Pero si algún ejemplo hacía falta para demostrar esa tesis tan radical pero tan objetiva, basta escuchar a la fiscal que tiene a su cargo la acusación contra Eduardo Meyer al explicar por qué es que a ese individuo que hizo desaparecer 82 millones de quetzales de los fondos del Congreso de la República, únicamente se le podría castigar con tres años de cárcel que serían conmutables y una ridícula multa de seis mil quetzales. Eso a cambio de 82 millones obliga a pensar que siendo tal la relación, baboso el que no se huevee todo el pisto que pueda.
El otro implicado, el representante legal de la entidad que se alzó oficialmente con los bienes, está confiado en que no se le puede castigar porque lo acusaron de lavado de dinero y dice que como el dinero que se robó era bien habido y no producto de algún crimen, no cabe el castigo y entonces podría ser que Girón, como Meyer, saliera con una ridícula condena. Ambos se pueden repartir tranquilamente los 82 millones y gozar como si nada del dinero que se clavaron porque nuestra legislación no contempla castigo para ladrones de ese calibre. A Meyer le bastó poner cara de baboso para que le creyeran que en su caso el peculado fue culposo y con eso no sólo puede librarse del bote, sino terminar sus días muy tranquilo.
No puede ser que en un país con las carencias que tiene Guatemala, robarse dinero del erario sea no sólo tan fácil sino tan poco castigado. El mensaje que se le está enviando a toda la sociedad es que, efectivamente, en nuestro medio es pendejo el que no se enriquece en el ejercicio de una función pública porque está visto que las leyes son una porquería y que el Congreso no tiene la menor intención de cambiar las reglas de juego. 82 millones de quetzales, por muy devaluada que esté nuestra moneda, es un chorro de pisto y aún si fuera simplemente por omisión e incumplimiento de deberes, el responsable de que desaparezca una suma de ese calibre tendría que terminar pudriéndose en el bote, porque el daño que hace es peor que el causado por mareros y pandilleros.
No ha sido, pues, exageración afirmar que vivimos en un país donde el sistema político y administrativo fue diseñado para beneficiar a los corruptos y para alentar la corrupción. ¿Dónde hay un preso por haber dilapidado los bienes nacionales en operaciones inmorales que se hicieron en fraude de ley inventando figuras de enajenación que no cabían para esas operaciones? Si la Constitución exigía aprobación del Congreso para enajenar una empresa estatal como Guatel, bastó la ficción jurídica de Telgua para concretar la venta mandando al chorizo la Constitución y parte sin novedad. Si la Constitución establece el procedimiento para concesionar servicios públicos, basta encubrir la concesión como un arrendamiento para que los servicios portuarios sean privatizados sin tener que cumplir con ninguna ley y todo mundo tranquilo. Nadie, absolutamente nadie, irá al bote por esto como nadie fue al bote por la venta de la telefónica.
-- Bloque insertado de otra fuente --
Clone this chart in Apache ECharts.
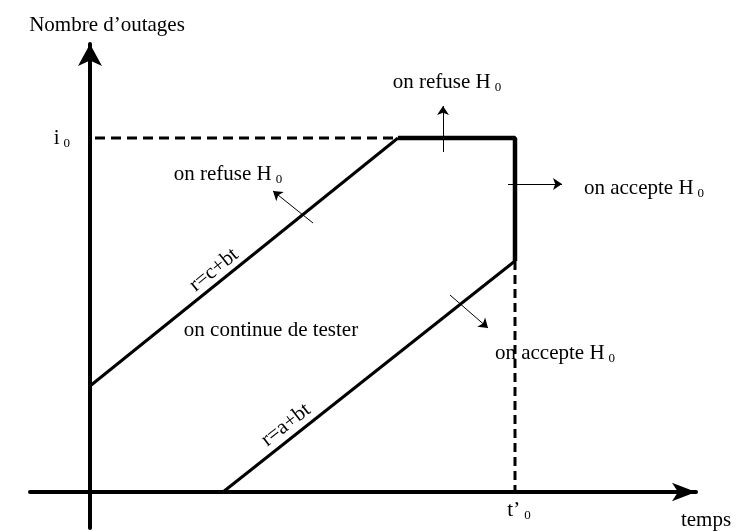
<!DOCTYPE html>
<html>
<head>
<meta charset="utf-8">
<script src="https://cdn.jsdelivr.net/npm/echarts@6/dist/echarts.min.js"></script>
<style>
  html, body { margin: 0; padding: 0; background: #fff; }
  #chart { width: 747px; height: 531px; }
</style>
</head>
<body>
<div id="chart"></div>
<script>
// regions du test sequentiel (unites arbitraires : temps / nombre d'outages)
const tPrime0 = 425;
const i0 = 354;
const rejectLine = [[0, 106], [308, 354]];               // r = c + bt
const rejectEdge = [[308, 354], [425, 354], [425, 231]];
const acceptLine = [[133, 0], [425, 231]];               // r = a + bt
const i0Guide = [[5, 354], [308, 354]];
const t0Guide = [[425, 231], [425, 0]];
const arrows = [
  [[353, 340], [353, 386]],
  [[418, 308], [472, 308]],
  [[223, 269], [183, 301]],
  [[360, 197], [398, 164]]
];
const noteTexts = ['on refuse H_0', 'on refuse H_0', 'on accepte H_0', 'on continue de tester', 'on accepte H_0', 'r=c+bt', 'r=a+bt'];
const noteAt = [[357, 410], [138, 318], [554, 304], [181, 162], [465, 139], [124, 222], [196, 67]];
const noteAngle = [0, 0, 0, 0, 0, 39, 38];

const FONT = 'Liberation Serif';
const rich = {
  n: { fontFamily: FONT, fontSize: 21, color: '#000' },
  s: { fontFamily: FONT, fontSize: 13, color: '#000', padding: [11, 0, 0, 4] }
};

// "H_0" -> H avec indice 0
function sub(str) {
  const k = str.indexOf('_');
  if (k < 0) return '{n|' + str + '}';
  return '{n|' + str.slice(0, k) + '}{s|' + str.slice(k + 1) + '}';
}

function seg(data, width, dash) {
  return {
    type: 'line',
    data: data,
    symbol: 'none',
    silent: true,
    lineStyle: { color: '#000', width: width, type: dash || 'solid', cap: 'butt' }
  };
}

const chart = echarts.init(document.getElementById('chart'));
chart.setOption({
  animation: false,
  backgroundColor: '#fff',
  grid: { left: 30, right: 51, top: 44, bottom: 3, containLabel: false, outerBoundsMode: 'none' },
  xAxis: {
    type: 'value',
    min: -60,
    max: 606,
    name: 'temps',
    nameLocation: 'end',
    nameGap: 10,
    nameTextStyle: { fontFamily: FONT, fontSize: 21, color: '#000', align: 'center', verticalAlign: 'top', padding: [18, 0, 0, 0] },
    axisLine: { symbol: ['none', 'arrow'], symbolSize: [14, 24], lineStyle: { color: '#000', width: 4 } },
    axisTick: { show: false },
    splitLine: { show: false },
    axisLabel: {
      customValues: [tPrime0],
      margin: -30,
      padding: [0, 0, 0, 8],
      formatter: () => '{n|t’}{s|0}',
      rich: rich
    }
  },
  yAxis: {
    type: 'value',
    min: -36,
    max: 448,
    name: 'Nombre d’outages',
    nameLocation: 'end',
    nameGap: 8,
    nameTextStyle: { fontFamily: FONT, fontSize: 21, color: '#000', align: 'center', padding: [0, 0, 0, 34] },
    axisLine: { symbol: ['none', 'arrow'], symbolSize: [18, 22], lineStyle: { color: '#000', width: 4 } },
    axisTick: { show: false },
    splitLine: { show: false },
    axisLabel: {
      customValues: [i0],
      margin: -40,
      formatter: () => '{n|i}{s|0}',
      rich: rich
    }
  },
  series: [
    seg(rejectLine, 3),
    seg(rejectEdge, 4.5),
    seg(acceptLine, 3),
    seg(i0Guide, 3, [10, 6]),
    seg(t0Guide, 3, [9, 5]),
    {
      type: 'lines',
      coordinateSystem: 'cartesian2d',
      silent: true,
      symbol: ['none', 'arrow'],
      symbolSize: 9,
      lineStyle: { color: '#000', width: 1, opacity: 1, curveness: 0 },
      data: arrows.map(c => ({ coords: c }))
    },
    {
      type: 'scatter',
      symbolSize: 0,
      silent: true,
      itemStyle: { opacity: 1 },
      data: noteTexts.map((t, k) => ({ value: noteAt[k], name: t, label: { rotate: noteAngle[k] } })),
      label: {
        show: true,
        position: 'inside',
        align: 'center',
        verticalAlign: 'middle',
        color: '#000',
        opacity: 1,
        formatter: p => sub(p.name),
        rich: rich
      }
    }
  ]
});
</script>
</body>
</html>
Viendo el caluroso saludo de Meyer con Girón se siente vergüenza de vivir en un país donde los pícaros terminan así. Y lo peor de todo es que vivimos en un país donde se les rinde pleitesía y la sociedad admite con satisfacción a los nuevos ricos y a los viejos ricos que incrementan su capital con negocios asquerosos que la gente sabe y conoce, pero que no causan ningún sentimiento de asco o repudio, como debiera de ser.
Hay que poner un busto de Meyer en la Plaza Central porque es el mejor ejemplo de la porquería de sistema que tenemos.